By Chuck Sudo in News on Jan 23, 2013 10:15PM

Photo Credit: philliefan99

Mayor Rahm Emanuel liked what he heard about the Chicago Cubs' plan to renovate Wrigley Field without a using a dime of taxpayer funding in exchange for relaxing the landmark status on the ballpark to allow for advertising billboards to be raised, more night games and street festivals to be held on Sheffield Avenue.

What Emanuel liked most about the proposal was that, for the first time, the Ricketts family isn’t asking for financial help from the city or state.

“So, we’re at a point where there will be no taxpayer subsidies for a private entity. That said, Wrigley is important to the neighborhood and to the city — or at least a part of the city that likes to go there — and I want to ensure that it continues that kind of important role that it plays in the North Side, which is why I’m also pleased that they’re also putting a hotel up. So, I asked all the parties involved to finish this up.”
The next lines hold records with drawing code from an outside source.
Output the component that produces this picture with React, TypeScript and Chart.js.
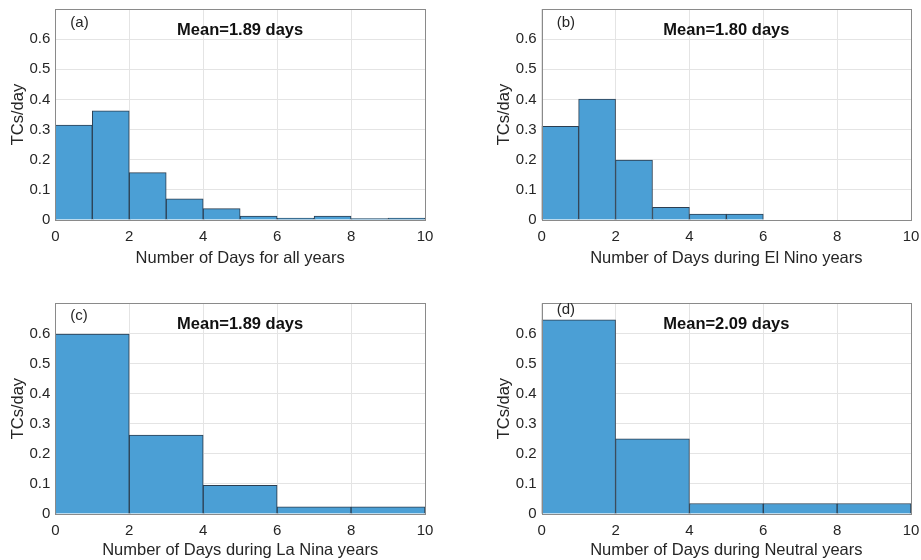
import React, { useEffect, useRef } from "react";
import { Chart, registerables } from "chart.js";

Chart.register(...registerables);

// ---- data ----
const centersOneDay = [0.5, 1.5, 2.5, 3.5, 4.5, 5.5, 6.5, 7.5, 8.5, 9.5];
const centersTwoDay = [1, 3, 5, 7, 9];

const valuesAll = [0.315, 0.362, 0.157, 0.07, 0.038, 0.013, 0.006, 0.013, 0.005, 0.006];
const valuesElNino = [0.311, 0.401, 0.199, 0.042, 0.02, 0.02, 0, 0, 0, 0];
const valuesLaNina = [0.598, 0.262, 0.095, 0.024, 0.024];
const valuesNeutral = [0.645, 0.25, 0.035, 0.035, 0.035];

const panelLabels = ["(a)", "(b)", "(c)", "(d)"];
const meanTexts = ["Mean=1.89 days", "Mean=1.80 days", "Mean=1.89 days", "Mean=2.09 days"];
const xTitles = [
  "Number of Days for all years",
  "Number of Days during El Nino years",
  "Number of Days during La Nina years",
  "Number of Days during Neutral years",
];
const yTitle = "TCs/day";
const xTicks = [0, 2, 4, 6, 8, 10];
const yTicks = [0, 0.1, 0.2, 0.3, 0.4, 0.5, 0.6, 0.7];

const FONT = "'Liberation Sans', Arial, sans-serif";
const TEXT = "#262626";

type PanelProps = {
  left: number;
  top: number;
  width: number;
  height: number;
  centers: number[];
  values: number[];
  label: string;
  mean: string;
  xTitle: string;
  padLeft: number;
  padRight: number;
  padTop: number;
  xAxisHeight: number;
  xTitlePad: number;
  labelDy: number;
};

const zeroPad = (s: any) => {
  s.paddingTop = 0;
  s.paddingBottom = 0;
  s.paddingLeft = 0;
  s.paddingRight = 0;
};

function Panel(p: PanelProps) {
  const ref = useRef<HTMLCanvasElement | null>(null);
  useEffect(() => {
    if (!ref.current) return;
    const overlay = {
      id: "overlay",
      afterDraw(chart: any) {
        const { ctx, chartArea } = chart;
        const { left, right, top, bottom } = chartArea;
        ctx.save();
        ctx.strokeStyle = "#8a8a8a";
        ctx.lineWidth = 1;
        ctx.strokeRect(Math.round(left) + 0.5, Math.round(top) + 0.5, Math.round(right - left), Math.round(bottom - top));
        ctx.fillStyle = TEXT;
        ctx.textBaseline = "middle";
        ctx.textAlign = "left";
        ctx.font = `15px ${FONT}`;
        ctx.fillText(p.label, left + 15, top + p.labelDy);
        ctx.textAlign = "center";
        ctx.font = `bold 16.5px ${FONT}`;
        ctx.fillStyle = "#111";
        ctx.fillText(p.mean, (left + right) / 2, top + 21);
        ctx.restore();
      },
    };
    const chart = new Chart(ref.current, {
      type: "bar",
      data: {
        datasets: [
          {
            data: p.centers.map((c, i) => ({ x: c, y: p.values[i] })),
            backgroundColor: "#4b9fd5",
            borderColor: "#2c3e50",
            borderWidth: 1,
            barPercentage: 1,
            categoryPercentage: 1,
          },
        ],
      },
      options: {
        animation: false,
        responsive: false,
        events: [],
        layout: { padding: { left: p.padLeft, right: p.padRight, top: p.padTop, bottom: 0 } },
        plugins: { legend: { display: false }, tooltip: { enabled: false } },
        scales: {
          x: {
            type: "linear",
            min: 0,
            max: 10,
            offset: false,
            afterBuildTicks: (s: any) => {
              s.ticks = xTicks.map((v) => ({ value: v }));
            },
            afterFit: (s: any) => {
              s.height = p.xAxisHeight;
              zeroPad(s);
            },
            ticks: {
              autoSkip: false,
              maxRotation: 0,
              padding: 8,
              color: TEXT,
              font: { family: FONT, size: 15 },
              callback: (v: any) => String(v),
            },
            grid: { color: "#e4e4e4", drawTicks: false, offset: false },
            border: { display: false },
            title: {
              display: true,
              text: p.xTitle,
              color: TEXT,
              font: { family: FONT, size: 16.5 },
              padding: { top: 0, bottom: p.xTitlePad },
            },
          },
          y: {
            min: 0,
            max: 0.7,
            afterBuildTicks: (s: any) => {
              s.ticks = yTicks.map((v) => ({ value: v }));
            },
            afterFit: (s: any) => {
              s.width = 55;
              zeroPad(s);
            },
            ticks: {
              autoSkip: false,
              padding: 5,
              color: TEXT,
              font: { family: FONT, size: 15 },
              callback: (v: any) => (v > 0.65 ? "" : String(Math.round(v * 10) / 10)),
            },
            grid: { color: "#e4e4e4", drawTicks: false },
            border: { display: false },
            title: {
              display: true,
              text: yTitle,
              color: TEXT,
              font: { family: FONT, size: 16.5 },
              padding: { top: 8, bottom: 0 },
            },
          },
        },
      },
      plugins: [overlay],
    } as any);
    return () => chart.destroy();
  }, []);
  return (
    <canvas
      ref={ref}
      width={p.width}
      height={p.height}
      style={{ position: "absolute", left: p.left, top: p.top, width: p.width, height: p.height, display: "block" }}
    />
  );
}

export default function App() {
  return (
    <div style={{ position: "absolute", left: 0, top: 0, width: 921, height: 560, background: "#fff", overflow: "hidden" }}>
      <Panel
        left={0} top={0} width={460} height={290}
        centers={centersOneDay} values={valuesAll}
        label={panelLabels[0]} mean={meanTexts[0]} xTitle={xTitles[0]}
        padLeft={0.3} padRight={35} padTop={9} xAxisHeight={70} xTitlePad={21.4} labelDy={14}
      />
      <Panel
        left={460} top={0} width={461} height={290}
        centers={centersOneDay} values={valuesElNino}
        label={panelLabels[1]} mean={meanTexts[1]} xTitle={xTitles[1]}
        padLeft={26.7} padRight={10} padTop={9} xAxisHeight={70} xTitlePad={21.4} labelDy={14}
      />
      <Panel
        left={0} top={290} width={460} height={270}
        centers={centersTwoDay} values={valuesLaNina}
        label={panelLabels[2]} mean={meanTexts[2]} xTitle={xTitles[2]}
        padLeft={0.3} padRight={35} padTop={13.3} xAxisHeight={46} xTitlePad={-0.6} labelDy={13}
      />
      <Panel
        left={460} top={290} width={461} height={270}
        centers={centersTwoDay} values={valuesNeutral}
        label={panelLabels[3]} mean={meanTexts[3]} xTitle={xTitles[3]}
        padLeft={26.7} padRight={10} padTop={13.3} xAxisHeight={46} xTitlePad={-0.6} labelDy={7}
      />
    </div>
  );
}
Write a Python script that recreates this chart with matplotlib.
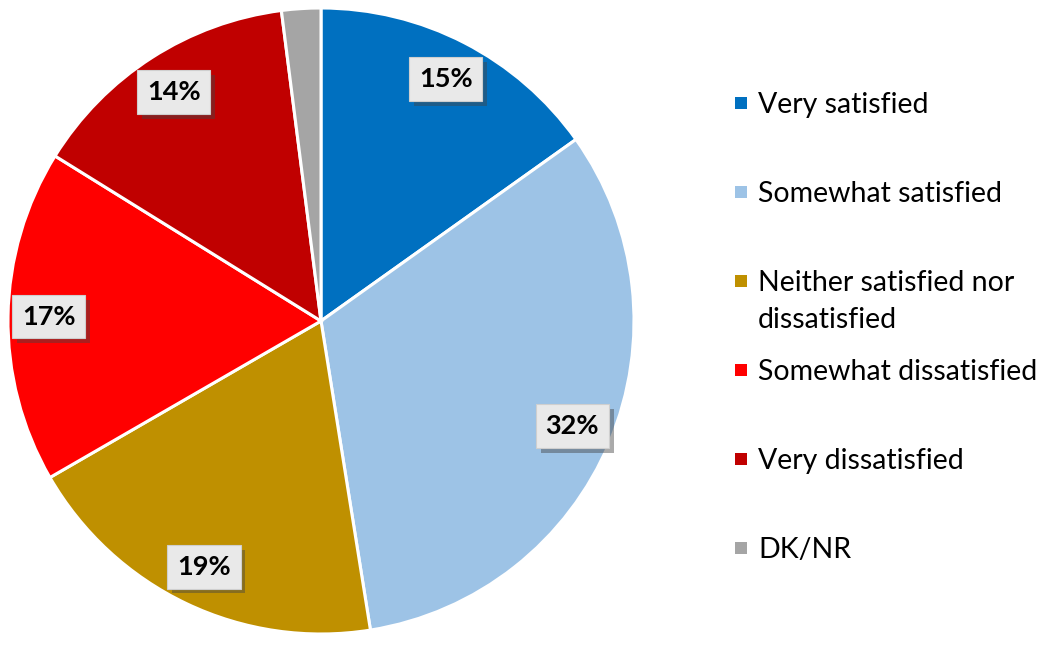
import numpy as np
import matplotlib.pyplot as plt
import matplotlib.patheffects as pe
from matplotlib.patches import Rectangle

plt.rcParams['font.family'] = ['Lato', 'DejaVu Sans']

# Data
categories = ['Very satisfied', 'Somewhat satisfied', 'Neither satisfied nor\ndissatisfied',
              'Somewhat dissatisfied', 'Very dissatisfied', 'DK/NR']
values = [15, 32, 19, 17, 14, 2]
value_labels = ['15%', '32%', '19%', '17%', '14%', '']
colors = ['#0070c0', '#9dc3e6', '#bf9000', '#ff0000', '#c00000', '#a5a5a5']

W, H = 1059, 647
fig = plt.figure(figsize=(W / 100, H / 100), dpi=100)
fig.patch.set_facecolor('white')

# pie axes: centre (321, 321) px, radius ~313 px
cx, cy, r = 321, 321, 313
ax = fig.add_axes([(cx - r) / W, (H - cy - r) / H, 2 * r / W, 2 * r / H])

wedges, _ = ax.pie(values, colors=colors, startangle=90, counterclock=False,
                   radius=1.0, wedgeprops=dict(edgecolor='white', linewidth=2.2))
ax.set_xlim(-1, 1)
ax.set_ylim(-1, 1)
ax.set_aspect('equal')
ax.axis('off')

# data labels in boxes with shadow
total = sum(values)
start = 90.0
for v, lab in zip(values, value_labels):
    sweep = 360.0 * v / total
    mid = np.deg2rad(start - sweep / 2)
    start -= sweep
    if not lab:
        continue
    x, y = 0.87 * np.cos(mid), 0.87 * np.sin(mid)
    t = ax.text(x, y, lab, ha='center', va='center', fontsize=19.5, fontweight='bold',
                color='black',
                bbox=dict(boxstyle='square,pad=0.36', facecolor='#e9e9e9',
                          edgecolor='#cfcfcf', linewidth=0.8))
    t.get_bbox_patch().set_path_effects([
        pe.SimplePatchShadow(offset=(3.5, -3.5), shadow_rgbFace='#444444', alpha=0.45),
        pe.Normal()])

# legend drawn manually (multi-line labels: one text per line, 37 px apart)
y0, step, line_h = 103, 89, 37
for i, (lab, c) in enumerate(zip(categories, colors)):
    ypx = y0 + step * i
    fig.patches.append(Rectangle((735 / W, (H - ypx - 6) / H), 12 / W, 12 / H,
                                 transform=fig.transFigure, facecolor=c, edgecolor='none'))
    for j, line in enumerate(lab.split('\n')):
        fig.text(758 / W, (H - ypx - 10 - j * line_h) / H, line, ha='left',
                 va='baseline', fontsize=20.5, color='black')

fig.savefig('out.png', dpi=100, facecolor='white')
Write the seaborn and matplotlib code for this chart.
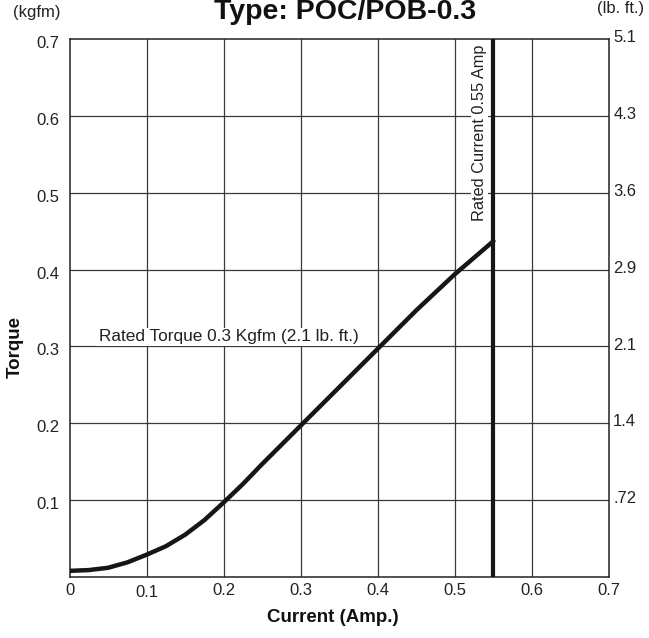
import numpy as np
import pandas as pd
import matplotlib
matplotlib.use("Agg")
import matplotlib.pyplot as plt
import matplotlib.transforms as mtransforms
import seaborn as sns

# Data
current = [0.0, 0.025, 0.05, 0.075, 0.10, 0.125, 0.15, 0.175, 0.20, 0.225,
           0.25, 0.275, 0.30, 0.35, 0.40, 0.45, 0.50, 0.55]
torque = [0.008, 0.009, 0.012, 0.019, 0.029, 0.040, 0.055, 0.074, 0.097, 0.121,
          0.147, 0.172, 0.197, 0.247, 0.297, 0.347, 0.394, 0.437]
rated_current = 0.55
x_ticks = [0, 0.1, 0.2, 0.3, 0.4, 0.5, 0.6, 0.7]
x_tick_labels = ["0", "0.1", "0.2", "0.3", "0.4", "0.5", "0.6", "0.7"]
y_ticks = [0.1, 0.2, 0.3, 0.4, 0.5, 0.6, 0.7]
y_tick_labels = ["0.1", "0.2", "0.3", "0.4", "0.5", "0.6", "0.7"]
lbft_labels = [".72", "1.4", "2.1", "2.9", "3.6", "4.3", "5.1"]

sns.set_style("white")
plt.rcParams['font.family'] = ['Liberation Sans', 'DejaVu Sans']

W, H = 649, 638
fig = plt.figure(figsize=(W / 100, H / 100), dpi=100)
ax = fig.add_axes([69.5 / W, 1 - 577 / H, (609 - 69.5) / W, (577 - 39) / H])

df = pd.DataFrame({"current": current, "torque": torque})
ax.set_xlim(0, 0.7)
ax.set_ylim(0, 0.7)

# grid
for xv in x_ticks[1:-1]:
    ax.axvline(xv, color="#3a3a3a", lw=0.9, zorder=1)
for yv in y_ticks[:-1]:
    ax.axhline(yv, color="#3a3a3a", lw=0.9, zorder=1)

sns.lineplot(data=df, x="current", y="torque", ax=ax, color="#161616", lw=3.2,
             zorder=4, legend=False)
ax.plot([rated_current, rated_current], [0, 0.7], color="#161616", lw=3.0,
        solid_capstyle="butt", zorder=4)

for s in ax.spines.values():
    s.set_visible(True)
    s.set_color("#222222")
    s.set_linewidth(1.1)

ax.set_xticks(x_ticks)
ax.set_xticklabels(x_tick_labels, fontsize=12, color="#222222")
ax.set_yticks(y_ticks)
ax.set_yticklabels(y_tick_labels, fontsize=12, color="#222222")
ax.tick_params(axis="x", length=0, pad=4)
ax.tick_params(axis="y", length=0, pad=7)
ax.set_xlabel("")
ax.set_ylabel("")
# second x label slightly lower as in reference
lbl = ax.get_xticklabels()[1]
lbl.set_transform(lbl.get_transform() + mtransforms.ScaledTranslation(0, -2 / 100, fig.dpi_scale_trans))
for lbl in ax.get_yticklabels():
    lbl.set_transform(lbl.get_transform() + mtransforms.ScaledTranslation(0, -3 / 100, fig.dpi_scale_trans))

# right-hand lb.ft labels
for yv, t in zip(y_ticks, lbft_labels):
    ax.annotate(t, xy=(1, yv), xycoords=("axes fraction", "data"),
                xytext=(3, 1), textcoords="offset points",
                ha="left", va="center", fontsize=12, color="#222222")

ax.text(0.038, 0.3125, "Rated Torque 0.3 Kgfm (2.1 lb. ft.)", fontsize=12.4,
        ha="left", va="center", color="#222222", zorder=3,
        bbox=dict(facecolor="white", edgecolor="none", pad=1))
ax.text(0.532, 0.578, "Rated Current 0.55 Amp", fontsize=11.8, rotation=90,
        ha="center", va="center", color="#222222", zorder=3,
        bbox=dict(facecolor="white", edgecolor="none", pad=1))

fig.text(345 / W, 1 - 19 / H, "Type: POC/POB-0.3", ha="center", va="baseline",
         fontsize=20.5, fontweight="bold", color="#111111")
fig.text(37 / W, 1 - 12 / H, "(kgfm)", ha="center", va="center", fontsize=12, color="#222222")
fig.text(597 / W, 1 - 9 / H, "(lb. ft.)", ha="left", va="center", fontsize=12, color="#222222")
fig.text(15 / W, 1 - 347 / H, "Torque", ha="center", va="center", rotation=90,
         fontsize=13.5, fontweight="bold", color="#111111")
fig.text(333 / W, 1 - 618 / H, "Current (Amp.)", ha="center", va="center",
         fontsize=13.5, fontweight="bold", color="#111111")

fig.savefig("out.png", dpi=100)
The mayor allowed that details regarding the plan needed to be finalized before it could move forward. He also said that Ald. Tom Tunney (44th), who had opposed previous plans offered by his administration and the Cubs on behalf of the rooftop club owners surrounding the Friendly Confines, would not get in the way of a deal getting done.

“Tom and I have been working on this for over a year. ... Tom has been a constructive and productive person in the negotiations. But he, too, will agree it’s important to see this through to the end,” Emanuel said.

Earlier this week Tunney said he would work with the Cubs on increasing the number of night games at Wrigley Field “sooner than expected” and didn’t rule out the possibility of allowing the team to erect billboards around the ballpark so they could generate revenue for Wrigley renovations. If Tunney eventually does agree to this it likely means the rooftop club owners, who turn over 17 percent of their revenue to the Cubs annually, have signed off on the plan. Rooftop club owners are still skeptical and insist a solution that allows the unfettered views of Wrigley that are the selling point of the clubs sales packages to be unimpeded can be reached.

Last April sports marketing expert Marc Ganis said the percentage of rooftop club revenue received by the Cubs pales in comparison to the money they could make with advertising and sponsorships via a relaxed landmark status.

“The 17 percent [share] the Cubs get of the money they declare is almost meaningless compared to what the Cubs could have generated on their own. But, the rooftops have somehow been given protected-species status that doesn’t exist anywhere else on the planet,” he said.